Par Daniel C. Esty, Trevor Sutton, Joel Trachtman et Jan Yves Remy

Pendant de nombreuses années, l’Organisation mondiale du commerce (OMC) a occupé une position enviable en sa qualité d’organisation économique internationale parmi les plus efficaces et les plus influentes au monde. Aujourd’hui, cependant, l’organisation est en proie à une crise de légitimité alors qu’elle évolue dans un contexte géopolitique miné par de profonds doutes quant au modèle économique néolibéral qui sous-tend le système commercial depuis les années 1980, par une virulente rivalité entre les États-Unis et la Chine, et par les Objectifs de développement non atteints par certains pays. En outre, l’OMC – ou plus précisément les 164 membres qui la composent – est accusée de ne pas faire progresser l’engagement de la communauté mondiale en faveur de la lutte contre le changement climatique et pour le développement durable. Ainsi, à l’approche du trentième anniversaire de la création de l’organisation, les membres de l’OMC sont confrontés à un choix cornélien : évoluer pour relever les défis du XXIe siècle ou dériver vers la périphérie de la gouvernance mondiale.

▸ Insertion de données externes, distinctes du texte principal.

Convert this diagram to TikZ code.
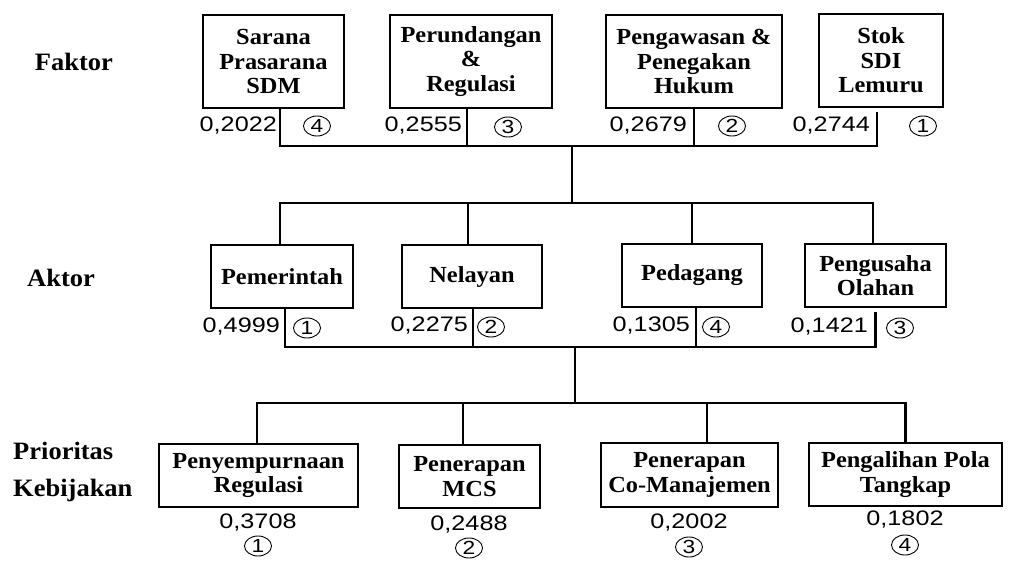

A l’approche du trentième anniversaire de la création de l’organisation, les membres de l’OMC sont confrontés à un choix cornélien : évoluer pour relever les défis du XXIe siècle ou dériver vers la périphérie de la gouvernance mondiale.

L'OMC en crise

D’une certaine manière, les difficultés actuelles de l’OMC peuvent être attribuées à des choix de conception institutionnelle qui ont mené à l’impasse, attisé les frustrations des grandes et des petites économies, et laissé beaucoup de personnes croire que le système commercial mondial leur était défavorable. Surtout, l’imposition par l’OMC de la règle du consensus pour conclure des accords – ce qui, dans la tradition du système commercial, signifie qu’aucun membre ne doit s’y opposer – a entravé les efforts de réforme. En effet, jusqu’à très récemment, les négociations de l’OMC n’avaient abouti qu’à très peu de résultats depuis la création de l’organisation en 1995. Le succès des négociations sur la réforme des subventions à la pêche en 2022 a marqué une rupture avec ce bilan décevant et a rappelé que les politiques commerciales peuvent progresser au niveau multilatéral, même si ces progrès sont plus lents et progressifs que ne le souhaitent nombre de celles et ceux qui réclament une réforme de l’OMC.

Dans un autre sens, le système commercial mondial est aussi victime de son propre succès. Conçue pour renforcer l’intégration économique et accroître le volume des échanges, l’OMC s’est révélée si efficace dans sa mission d’élimination des barrières commerciales qu’elle a créé un déséquilibre dans la capacité du système international à réglementer le commerce qui en résulte. C’est pourquoi certains membres s’opposent aujourd’hui au système qu’ils ont eux-mêmes créé. Dans le cas des États-Unis, ce changement n’a été rien de moins qu’une volte-face. Autrefois principal défenseur de la libéralisation des échanges, la première économie mondiale paralyse depuis 2018 le système de règlement des différends de l'OMC, qui suscitait jusque-là l’admiration, en bloquant les juges de l’organe d’appel de l’organisation. 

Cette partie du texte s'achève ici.